##### Machining For Dummies
All cutting tools have a recommended cutting speed for any given material. Softer metals like aluminum and mild steel have higher cutting speeds than do nasty metals like titanium or Inconel. So, too, can carbide and ceramic cutting tools achieve higher speeds — regardless of the workpiece material — than do ones made of high-speed steel (HSS), which is positively turtlelike compared to its harder, more wear-resistant brethren.

Cutting speeds are specified in feet per minute (imperial measure), or meters per minute (for metric). On a rotary tool such as a drill or end mill, this is a measure of how fast its periphery spins relative to the workpiece clamped to the table. It's essentially the same with the tools used on lathes, except that their cutting speeds are measured by how fast the spinning material moves past the edge of the (stationary) turning tool.

It can be a difficult concept to grasp, but consider a tire rolling down the street. If that hunk of rubber rolls one-quarter mile in 60 seconds, its equivalent "cutting speed" would be 1,320 feet per minute (equal to 15 mph), which is a fairly normal clip if this were a carbide tool machining aluminum. Now imagine your car's axle is a machining center spindle, with a Michelin-sized end mill mounted to the tire. Jack it up so the wheels are in the air, hop in, and apply the gas until the speedometer hits 15 mph. Voilà! The outside of the end mill/tire will be zipping past the surface below at 1,320 SFM (surface feet per minute).

Okay, but how fast is the thing actually rotating, or its rpm (revolutions per minute)? Since machining centers don't have gas pedals (nor gages that announce the current cutting speed), spindle rpm is the value we have to plug into the CNC program. To determine this (you might need to break out the calculator), simply multiply the recommended cutting speed by the value 3.82 (round up to 4), and then divide by the tool diameter. For example, the ridiculously priced All Season 235/55R19 tires are a smidge over 29 inches in diameter, so that would mean (3.82 x 1320 SFM)/29.2 = 173 rpm.

You're about to venture into CNC programming territory. Sorry about that, but because of the way machining centers and lathes operate (and cutting tools cut), some prerequisite knowledge of G-codes is needed to make sense of the following feed and speed discussion.

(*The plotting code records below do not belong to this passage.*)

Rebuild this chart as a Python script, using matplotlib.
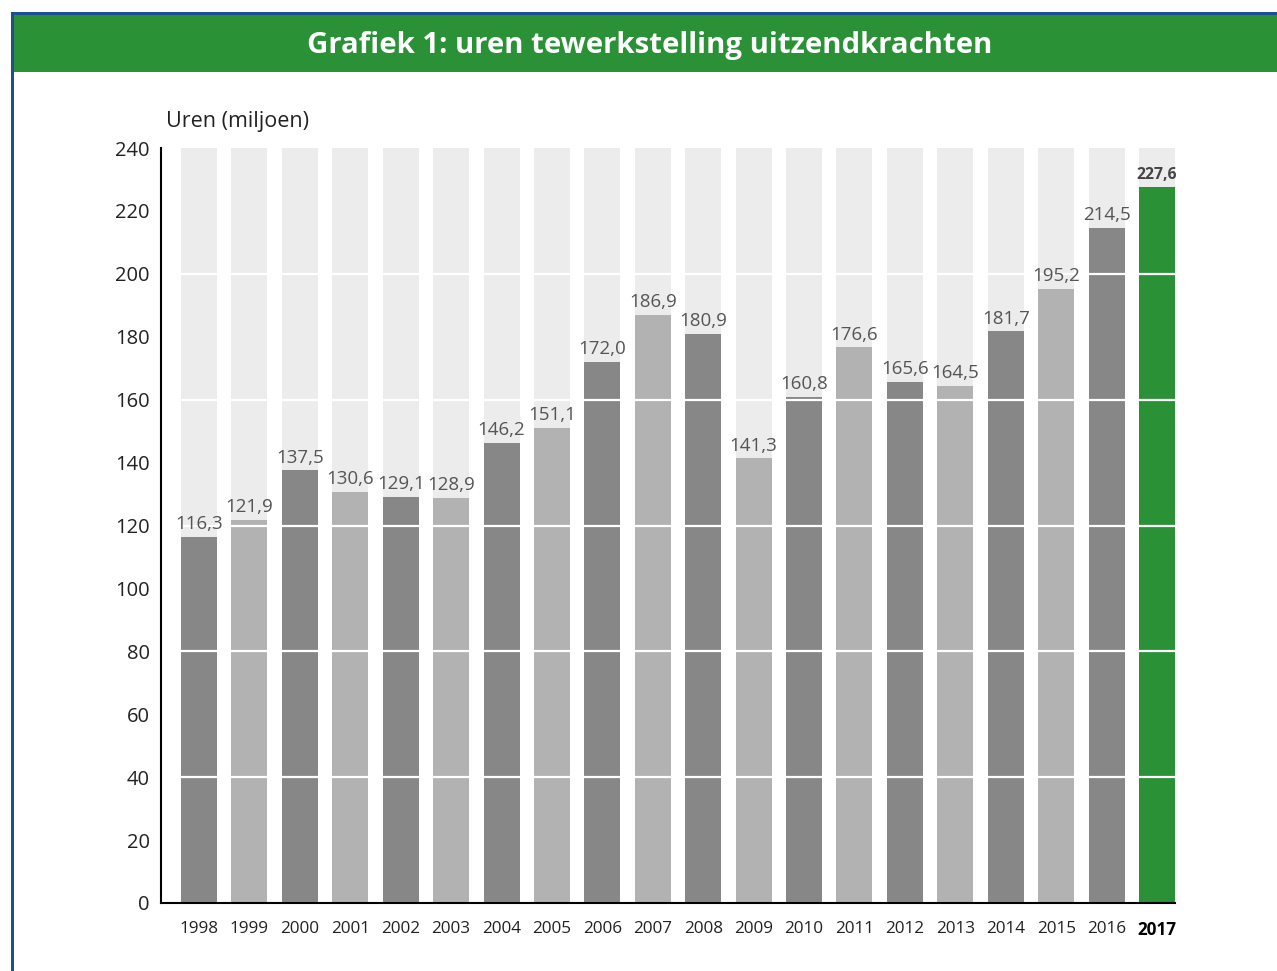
import matplotlib
matplotlib.use("Agg")
import matplotlib.pyplot as plt
from matplotlib.patches import Rectangle

years = ["1998", "1999", "2000", "2001", "2002", "2003", "2004", "2005", "2006", "2007",
         "2008", "2009", "2010", "2011", "2012", "2013", "2014", "2015", "2016", "2017"]
values = [116.3, 121.9, 137.5, 130.6, 129.1, 128.9, 146.2, 151.1, 172.0, 186.9,
          180.9, 141.3, 160.8, 176.6, 165.6, 164.5, 181.7, 195.2, 214.5, 227.6]
value_labels = ["116,3", "121,9", "137,5", "130,6", "129,1", "128,9", "146,2", "151,1", "172,0", "186,9",
                "180,9", "141,3", "160,8", "176,6", "165,6", "164,5", "181,7", "195,2", "214,5", "227,6"]
yticks = [0, 20, 40, 60, 80, 100, 120, 140, 160, 180, 200, 220, 240]
grid_levels = [40, 80, 120, 160, 200]
title = "Grafiek 1: uren tewerkstelling uitzendkrachten"
ylabel = "Uren (miljoen)"

DARK = "#878787"
LIGHT = "#b2b2b2"
GREEN = "#2a9136"
BG = "#ececec"
BLUE = "#1d4f97"

plt.rcParams['font.family'] = ['Open Sans', 'DejaVu Sans']

fig = plt.figure(figsize=(12.77, 9.71), dpi=100)
W, H = 1277, 971

# border and title bar
fig.patches.append(Rectangle((11 / W, 0), 3 / W, 1 - 13 / H, transform=fig.transFigure,
                             facecolor=BLUE, edgecolor="none", zorder=0))
fig.patches.append(Rectangle((11 / W, 1 - 15 / H), 1, 2.5 / H, transform=fig.transFigure,
                             facecolor=BLUE, edgecolor="none", zorder=0))
fig.patches.append(Rectangle((14 / W, 1 - 72 / H), 1, 57 / H, transform=fig.transFigure,
                             facecolor=GREEN, edgecolor="none", zorder=0))
fig.text(650 / W, 1 - 46 / H, title, color="white", fontsize=21.2, fontweight="bold",
         ha="center", va="center")

ax = fig.add_axes([161 / W, 1 - 903 / H, (1175 - 161) / W, (903 - 148) / H])
x = list(range(len(years)))
colors = [GREEN if i == len(years) - 1 else (DARK if i % 2 == 0 else LIGHT) for i in x]
bw = 0.714
ax.bar(x, [240] * len(x), width=bw, color=BG, zorder=0.5)
ax.bar(x, values, width=bw, color=colors, zorder=1)
for g in grid_levels:
    ax.axhline(g, color="white", lw=1.6, zorder=1.5)

ax.set_xlim(-0.754, len(years) - 1 + 0.357)
ax.set_ylim(0, 240)
ax.set_yticks(yticks)
ax.set_yticklabels([str(t) for t in yticks], fontsize=14.5, color="#222222")
ax.set_xticks(x)
ax.set_xticklabels(years, fontsize=12.3, color="#222222")
ax.get_xticklabels()[-1].set_fontweight("bold")
ax.get_xticklabels()[-1].set_color("black")
ax.tick_params(axis="y", length=0, pad=8)
ax.tick_params(axis="x", length=0, pad=13)
for s in ["top", "right"]:
    ax.spines[s].set_visible(False)
ax.spines["left"].set_linewidth(1.5)
ax.spines["bottom"].set_linewidth(1.5)
ax.spines["left"].set_zorder(3)
ax.spines["bottom"].set_zorder(3)

for i, (v, lab) in enumerate(zip(values, value_labels)):
    if i == len(values) - 1:
        ax.text(i, v + 1.2, lab, ha="center", va="bottom", fontsize=11.3, fontweight="bold",
                color="#444444", zorder=4)
    else:
        ax.text(i, v + 1.2, lab, ha="center", va="bottom", fontsize=13.5, color="#555555",
                zorder=4)

fig.text(166 / W, 1 - 122 / H, ylabel, fontsize=15.5, color="#222222", ha="left", va="center")

fig.savefig("out.png", dpi=100)
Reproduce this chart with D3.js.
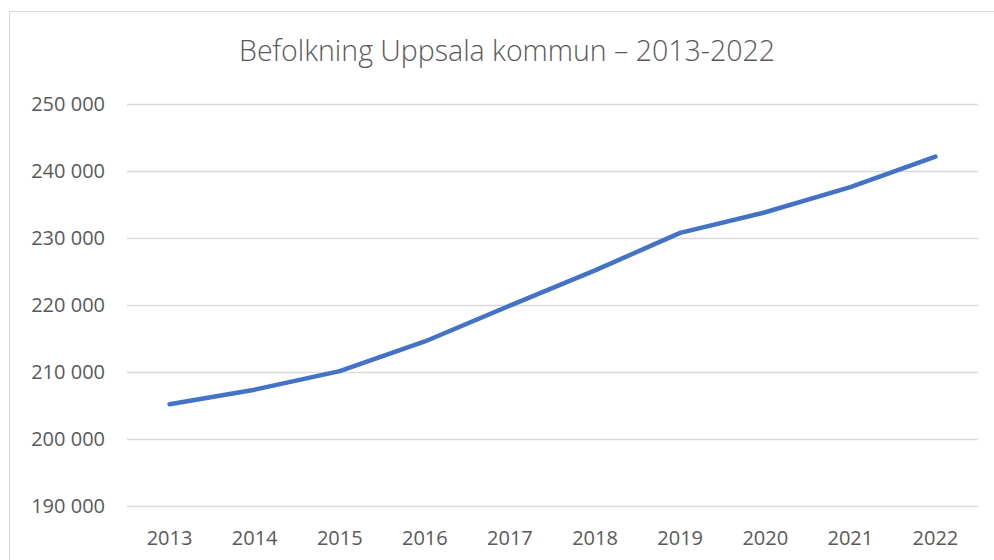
<!DOCTYPE html>
<html>
<head>
<meta charset="utf-8">
<script src="https://cdn.jsdelivr.net/npm/d3@7"></script>
<style>
  body { margin: 0; background: #fff; }
  svg { display: block; }
  text { font-family: "Open Sans", "Noto Sans", sans-serif; fill: #595959; }
</style>
</head>
<body>
<svg id="chart" width="994" height="560"></svg>
<script>
// data
var years = ["2013", "2014", "2015", "2016", "2017", "2018", "2019", "2020", "2021", "2022"];
var population = [205199, 207362, 210126, 214559, 219914, 225164, 230767, 233839, 237596, 242140];
var yTicks = [190000, 200000, 210000, 220000, 230000, 240000, 250000];
var title = "Befolkning Uppsala kommun \u2013 2013-2022";

var svg = d3.select("#chart");

// chart area border (runs past right and bottom edge)
svg.append("rect")
  .attr("x", 9.5).attr("y", 11.5)
  .attr("width", 1000).attr("height", 600)
  .style("fill", "#fff")
  .style("stroke", "#d9d9d9")
  .style("stroke-width", 1);

var plotL = 127, plotR = 978, plotT = 104, plotB = 506;

var x = d3.scaleBand().domain(years).range([plotL, plotR]);
var y = d3.scaleLinear().domain([190000, 250000]).range([plotB, plotT]);

var fmt = function(v){ return d3.format(",")(v).replace(/,/g, " "); };

// gridlines
svg.append("g").selectAll("line")
  .data(yTicks)
  .enter().append("line")
    .attr("x1", plotL).attr("x2", plotR)
    .attr("y1", function(d){ return Math.round(y(d)) + 0.5; })
    .attr("y2", function(d){ return Math.round(y(d)) + 0.5; })
    .style("stroke", "#d9d9d9")
    .style("stroke-width", 1.3);

// y labels
svg.append("g").selectAll("text")
  .data(yTicks)
  .enter().append("text")
    .attr("x", 105)
    .attr("y", function(d){ return y(d); })
    .attr("dy", "0.35em")
    .attr("text-anchor", "end")
    .attr("font-size", "20px")
    .text(fmt);

// x labels
svg.append("g").selectAll("text")
  .data(years)
  .enter().append("text")
    .attr("x", function(d){ return x(d) + x.bandwidth() / 2; })
    .attr("y", 538)
    .attr("dy", "0.35em")
    .attr("text-anchor", "middle")
    .attr("font-size", "20px")
    .text(function(d){ return d; });

// line
var line = d3.line()
  .x(function(d, i){ return x(years[i]) + x.bandwidth() / 2; })
  .y(function(d){ return y(d); });

svg.append("path")
  .datum(population)
  .attr("d", line)
  .style("fill", "none")
  .style("stroke", "#4472c4")
  .style("stroke-width", 4.5)
  .style("stroke-linecap", "round")
  .style("stroke-linejoin", "round");

// title
svg.append("text")
  .attr("x", 507)
  .attr("y", 51)
  .attr("dy", "0.35em")
  .attr("text-anchor", "middle")
  .attr("font-size", "28.5px")
  .attr("font-weight", 300)
  .text(title);
</script>
</body>
</html>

Lathes are a bit smarter, but also more complicated. They can use the same constant spindle rpm approach used on machining centers (lathes require a G97 command to turn this on) or use constant surface speed (CSS), which is invoked with a G96 command. In the tire example, commanding G96 S1320 actually generates a spindle speed of 173 rpm while turning a workpiece 29.2 inches in diameter. However, as you move the tool closer to center, the spindle speed increases but maintains the same cutting speed (that's the "constant" part of CSS):
10 inches = 504 rpm

5 inches = 1,008 rpm

2 inches = 2,521 rpm

At 1 inch, the spindle would be humming along at 5,042 rpm, a dangerous speed for a workpiece that large. Do the math if you don't believe me: (3.82 x 1,320)/1 = 5,042. This illustrates an important point: The smaller a turned diameter, or the diameter of a rotary tool, the higher the rpm. (The figure shows some cutting speed advice on very small rotary cutting tools.)

Courtesy: BIG KAISER
At 500 SFM, a 1/8-inch cutter requires nearly 16,000 rpm, while a 1/16-inch tool needs twice that, far beyond what's available on most machining centers. The answer is a speeder head, which depending on the brand and model, can easily achieve spindle speeds of 50,000 rpm or higher (often way higher).